時間が経ち、目が慣れてくると、それは・・・薄汚い身なりをした浮浪者だった。
「俺のテリトリーだ。お前は新入りか!?」
男が言った。
「はあ!?! 違うわ! ここのバイトだよ! 放せよ!」
「バイトのくせに生意気な! お前こそ放せ!」
「俺がここに置いておいたんだ。だからこれは俺のモノなの!」
「バカ野郎! ゴミ箱の中の物は、俺たちのモノなんだよ!」
「うるさい! 俺の主食なんだよ。放せよ!」
「俺たちだって命がかかってるんだ。お前はバイトしているんだろう!? だったら買って食え! 俺たちのテリトリーまで手を出すんじゃねえ!」

僕はそこで思いついた。
「わかった。じゃあ、今日は一個お前にやるよ。明日からはおまえの分も用意しといてやる。それでいいだろ!?」

「えっ!?!」
男はきょとんとして僕を見ている。そして暫くたってから言った。
「いいのか!? 悪いな、分けてもらって。明日も・・・」
「うん、この時間に来いよ。二つ用意しておくから、一つだけ置いといてくれよ」

その日から、僕は残り物の廃棄弁当を二つ、袋に入れて用意するようになった。
時には、残った廃棄牛乳や廃棄オカズ、廃棄菓子などを一緒に入れて。

そらからひと月ほど経ったある日、すっかり明るくなった早朝の店に、如何にも汚い身なりをした男が入ってきた。
うえっ! 僕は慌てて、店長を呼んだ。

「追い出しますか?」
「いや、追い出すのは不味い。
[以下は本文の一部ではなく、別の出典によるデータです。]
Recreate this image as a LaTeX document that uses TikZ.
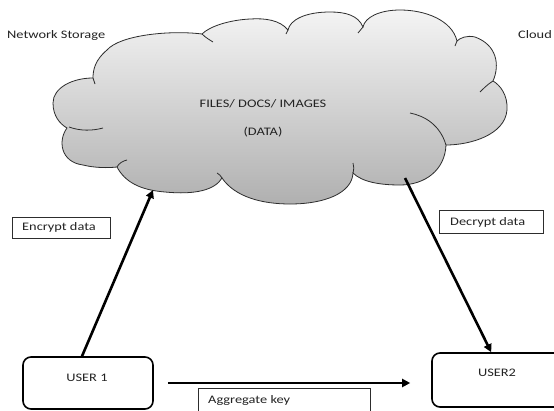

格好で人を判断していると評判に傷がつく。どこを触ったかようく見ておいて、後で消毒するんだ。いいな!?」

もうすぐ上がりだって言うのに、余計な仕事を増やしやがって!
僕は心の中で毒づいた。

男は、店内をクルリと一回りして僕に近づいてきた。
「よう。明るい時間に会うのは初めてだな」

この男! 僕が毎晩、弁当を上げている・・・・!?!

「あ、ああ・・・ど、ど、どうして来たの?」
「いつも気を使ってもらっているから、その礼に来た」
「い、いや、礼なんて・・・・」
早く帰れとも言えないし・・・・。

男はガムをひとつカウンターに置き、ポケットをもぞもぞやってお金を置いた。
それは、元五百円札だった、と言った方がいいかも知れない小さくたたまれた黒い紙のようなモノ、だった。

店長をちらっと盗み見る。
早くお釣りを渡して出て行ってもらえ・・・そう目が語っていた。

僕はレジスターから450円の硬貨を取り出し、カウンターに置いた。
すると男はお釣りとガムをポケットに入れ、出て行った。

そして安心したのも束の間、男がまた入って来たのだ。
今度はロープを首にくくった薄汚い犬を連れて!

「お客さん! 犬は店内には・・・」
「これ、お前にやろうと思って」
「えっ!? ぼ、僕にですか・・・・」
「俺の大切な相棒だけど、お前にやろうと思って」

乞食の恩返し・・・・
しかし、受け取るわけには行かない・・・と言うか、いらないw

「いやいやいや・・・大切な相棒をもらう訳にはいかないよ」
「いいよ、遠慮しないで」
「ダメだよ、僕は家で飼えないんだ」
「そうか、ダメなのか・・・。じゃあ、代わりに何かを買ってやろうか?」
「いやいや、いいよ。気にしないで。さあ、犬を入れちゃあいけないんだ。早く出て」
「わかった。じゃあまたな」

男は犬を連れて帰って行った。


それから一年、僕はずっと男の弁当も用意してゴミ箱に入れた。
男は空気を読んだのか、たまに店の前に佇み、僕に手を振るようになった。
いつの間にか、バイト仲間では、その乞食のことを僕の友達と言うようになった。「友達が来たよ」ってみんな僕に教えてくれるw

今頃彼は、どうしているのだろうか・・・・?

資本主義における余剰生産物・・・これも世の中の底辺を支えていることを、共産主義者は知らない・・・・。